- IIDMA has prepared an animated short film that explains the relationship between the banking sector’s activity and the fight against climate change.
The banking sector is one of the most significant in contributing to the goals set out in the Paris Agreement, which seek to limit global warming to 1.5ºC and to achieve climate neutrality by 2050. To this end, it is essential that they support a real decarbonisation of the economy.
The International Institute for Law and the Environment (IIDMA) has been examining the climate and environmental policies of the main Spanish banks (Bankinter, BBVA, CaixaBank, Sabadell and Santander) for four years. It has published several reports such as ‘Spanish banks and the reporting of environmental issues: Analysis of the Non-Financial Information Statements 2021’ or ‘Briefing 2021: Evaluation of the new sectoral commitments of Spanish banks’.
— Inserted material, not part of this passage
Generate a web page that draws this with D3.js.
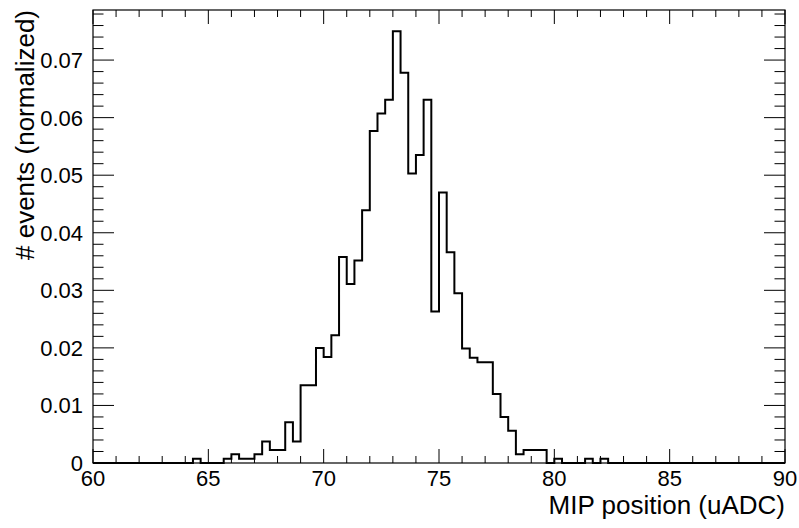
<!DOCTYPE html>
<html>
<head>
<meta charset="utf-8">
<script src="https://cdn.jsdelivr.net/npm/d3@7"></script>
<style>
  html, body { margin: 0; padding: 0; background: #fff; }
  svg { display: block; }
  text { font-family: "Liberation Sans", Arial, Helvetica, sans-serif; fill: #000; }
</style>
</head>
<body>
<svg id="chart" width="799" height="528"></svg>
<script>
// ---- data ----
const binStart = 60;
const binWidth = 1 / 3;
const binValues = [
  0, 0, 0, 0, 0, 0, 0, 0, 0, 0,
  0, 0, 0, 0.00075, 0, 0, 0, 0.00075, 0.0015, 0.00075,
  0.00075, 0.0015, 0.00375, 0.00225, 0.00225, 0.0071, 0.00375, 0.0135, 0.0135, 0.0200,
  0.0184, 0.0222, 0.0358, 0.0311, 0.0352, 0.0439, 0.0577, 0.0607, 0.0631, 0.0750,
  0.0678, 0.0503, 0.0535, 0.0631, 0.0263, 0.0470, 0.0366, 0.0295, 0.0199, 0.0183,
  0.0175, 0.0175, 0.0120, 0.0080, 0.0056, 0.0015, 0.00225, 0.00225, 0.00225, 0,
  0.00075, 0, 0, 0, 0.00075, 0, 0.00075, 0, 0, 0,
  0, 0, 0, 0, 0, 0, 0, 0, 0, 0,
  0, 0, 0, 0, 0, 0, 0, 0, 0, 0
];
const xMajorTicks = [60, 65, 70, 75, 80, 85, 90];
const xTickLabels = ["60", "65", "70", "75", "80", "85", "90"];
const xMinorTicks = d3.range(61, 90, 1).filter(v => v % 5 !== 0);
const yMajorTicks = [0, 0.01, 0.02, 0.03, 0.04, 0.05, 0.06, 0.07];
const yTickLabels = ["0", "0.01", "0.02", "0.03", "0.04", "0.05", "0.06", "0.07"];
const yMinorTicks = d3.range(1, 40).map(k => k * 0.002).filter(v => Math.abs(v * 100 - Math.round(v * 100)) > 1e-6 && v < 0.0787);
const xTitle = "MIP position (uADC)";
const yTitle = "# events (normalized)";
const xDomain = [60, 90];
const yDomain = [0, 0.0787];

// ---- layout ----
const L = 93, R = 785, T = 10, B = 463;
const svg = d3.select("#chart");
const x = d3.scaleLinear().domain(xDomain).range([L, R]);
const y = d3.scaleLinear().domain(yDomain).range([B, T]);

const labelSize = 22, titleSize = 26;
const xMajLen = 14, xMinLen = 7, yMajLen = 21, yMinLen = 10.5;

// histogram step path
const pts = [];
binValues.forEach((v, i) => {
  const lo = binStart + i * binWidth, hi = binStart + (i + 1) * binWidth;
  pts.push([lo, v], [hi, v]);
});
const line = d3.line().x(d => x(d[0])).y(d => y(d[1]));

// frame
svg.append("rect").attr("x", L).attr("y", T).attr("width", R - L).attr("height", B - T)
  .attr("fill", "none").attr("stroke", "#000").attr("stroke-width", 1.2);

// ticks
const tickG = svg.append("g").attr("stroke", "#000").attr("stroke-width", 1);
xMajorTicks.forEach(v => {
  tickG.append("line").attr("x1", x(v)).attr("x2", x(v)).attr("y1", B).attr("y2", B - xMajLen);
  tickG.append("line").attr("x1", x(v)).attr("x2", x(v)).attr("y1", T).attr("y2", T + xMajLen);
});
xMinorTicks.forEach(v => {
  tickG.append("line").attr("x1", x(v)).attr("x2", x(v)).attr("y1", B).attr("y2", B - xMinLen);
  tickG.append("line").attr("x1", x(v)).attr("x2", x(v)).attr("y1", T).attr("y2", T + xMinLen);
});
yMajorTicks.forEach(v => {
  tickG.append("line").attr("y1", y(v)).attr("y2", y(v)).attr("x1", L).attr("x2", L + yMajLen);
  tickG.append("line").attr("y1", y(v)).attr("y2", y(v)).attr("x1", R).attr("x2", R - yMajLen);
});
yMinorTicks.forEach(v => {
  tickG.append("line").attr("y1", y(v)).attr("y2", y(v)).attr("x1", L).attr("x2", L + yMinLen);
  tickG.append("line").attr("y1", y(v)).attr("y2", y(v)).attr("x1", R).attr("x2", R - yMinLen);
});

// histogram
svg.append("path").attr("d", line(pts)).attr("fill", "none")
  .attr("stroke", "#000").attr("stroke-width", 2).attr("stroke-linejoin", "miter");

// tick labels
xMajorTicks.forEach((v, i) => {
  svg.append("text").attr("x", x(v)).attr("y", B + 23).attr("text-anchor", "middle")
    .attr("font-size", labelSize).text(xTickLabels[i]);
});
yMajorTicks.forEach((v, i) => {
  svg.append("text").attr("x", L - 10).attr("y", y(v) + 8).attr("text-anchor", "end")
    .attr("font-size", labelSize).text(yTickLabels[i]);
});

// titles
svg.append("text").attr("x", R).attr("y", 514).attr("text-anchor", "end")
  .attr("font-size", titleSize).text(xTitle);
svg.append("text").attr("transform", `translate(34,${T}) rotate(-90)`).attr("text-anchor", "end")
  .attr("font-size", titleSize).text(yTitle);
</script>
</body>
</html>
The Commercial Code sets forth that banks are obliged to publish “the significant elements of greenhouse gas emissions generated as a result of the company’s activities, including the use of the goods and services it produces; the measures adopted to adapt to the consequences of climate change; the reduction targets voluntarily established in the medium and long term to reduce greenhouse gas emissions and the means implemented to this end”. However, as IIDMA has been warning for a while now, these entities do not provide relevant information on the environmental impact of their financial operations.
How can banks support polluting projects?
Banks can support polluting projects in two ways. Firstly, they can do so by directly financing these projects. Secondly, they can grant loans to companies that carry out polluting activities. This second modality is known as corporate or indirect financing.
In recent years, some institutions have committed to decarbonising their financial portfolios. However, the climate emergency means that these commitments are insufficient. In the words of IIDMA lawyer Quentin Aubineau, “it is urgent to stop supporting carbon-intensive economic activities that are incompatible with the objectives of the Paris Agreement”.